Google’s parent company, Alphabet, made a pretty sizeable $77 billion between July-September this year. The revenue that Alphabet has reported chiefly comes from its advertising services, and this, unfortunately, is not sitting well with its shareholders.

Google’s cloud computing division has announced a profit that falls short of expectations, sparking concerns about the company’s standing in a market that holds significant importance for its future. Following this announcement, Alphabet’s shares dropped 7.2 percent during late trading.

Google dominated search. What next?
As Google’s dominant search business matures, investors have been looking to the cloud unit to drive growth. However, the unit reported operating income of $266 million, failing to meet the estimated $434 million.

For some time, Google has been trailing behind Amazon.com Inc. and Microsoft Corp. in the cloud computing market, where companies provide server space and software to enterprise clients.

Although Google Cloud achieved profitability for the first time earlier this year and has been attracting business from artificial intelligence startups, its performance in the most recent quarter did not meet expectations. This has led to concerns that the gap between Google and its rivals is widening.

In a press interview, alphabet’s President, Ruth Porat, mentioned that the cloud unit’s sales were impacted by cost-cutting measures some of its customers took.

Google is still in a robust position but needs a gameplan
Despite this cloud setback, the overall financial report for the third quarter appeared strong. Alphabet reported third-quarter sales, excluding partner payouts, at $64 billion, exceeding analysts’ predictions of $63 billion. Net income per share was $1.55, surpassing the $1.45 estimate from Wall Street.

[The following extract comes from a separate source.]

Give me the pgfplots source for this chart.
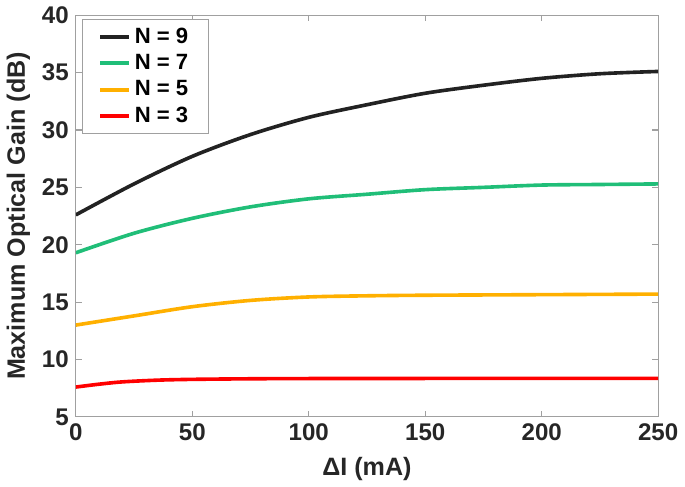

The company’s search advertising segment also performed well, bringing in $44 billion in revenue, outpacing the average analyst projection of $43.2 billion.

However, Google’s dominance in the search market faces new challenges from generative AI chatbots that provide more conversational responses to user queries. Companies like Microsoft, supporting Open AI Inc.’s ChatGPT, are vying with Google in this space, prompting concerns that Google may have been slow to adapt to the market shift.

Porat and Alphabet’s CEO, Sundar Pichai, expressed their commitment to operating more efficiently, with Porat mentioning a “slower pace of headcount growth” as part of these efforts. They emphasized their dedication to investing in opportunities such as artificial intelligence, aiming to lead in AI models and infrastructure.

Traditional search in trouble
Alphabet’s ongoing legal battle with the US Department of Justice over alleged search market power abuse also affects investor confidence. Evelyn Mitchell-Wolf, a senior analyst with Insider Intelligence, stated that “any outcome should influence investor confidence in the longevity of the Google business model.”

On a positive note, YouTube reported $8 billion in revenue, surpassing analysts’ average estimate of $7.8 billion. Despite being a drag on Alphabet’s performance in recent quarters, YouTube’s results indicate that it is benefiting from the broader recovery in digital advertising spending.

Alphabet’s Other Bets, which encompasses moonshot projects like Waymo’s self-driving car initiative and Verily’s life sciences unit, generated $297 million in revenue while incurring a loss of $1.2 billion, aligning with analysts’ expectations.

Alphabet’s shares experienced a decline, falling to as low as $128.80 in late trading after closing at $138.81. The company’s shares have seen a 57 percent increase this year.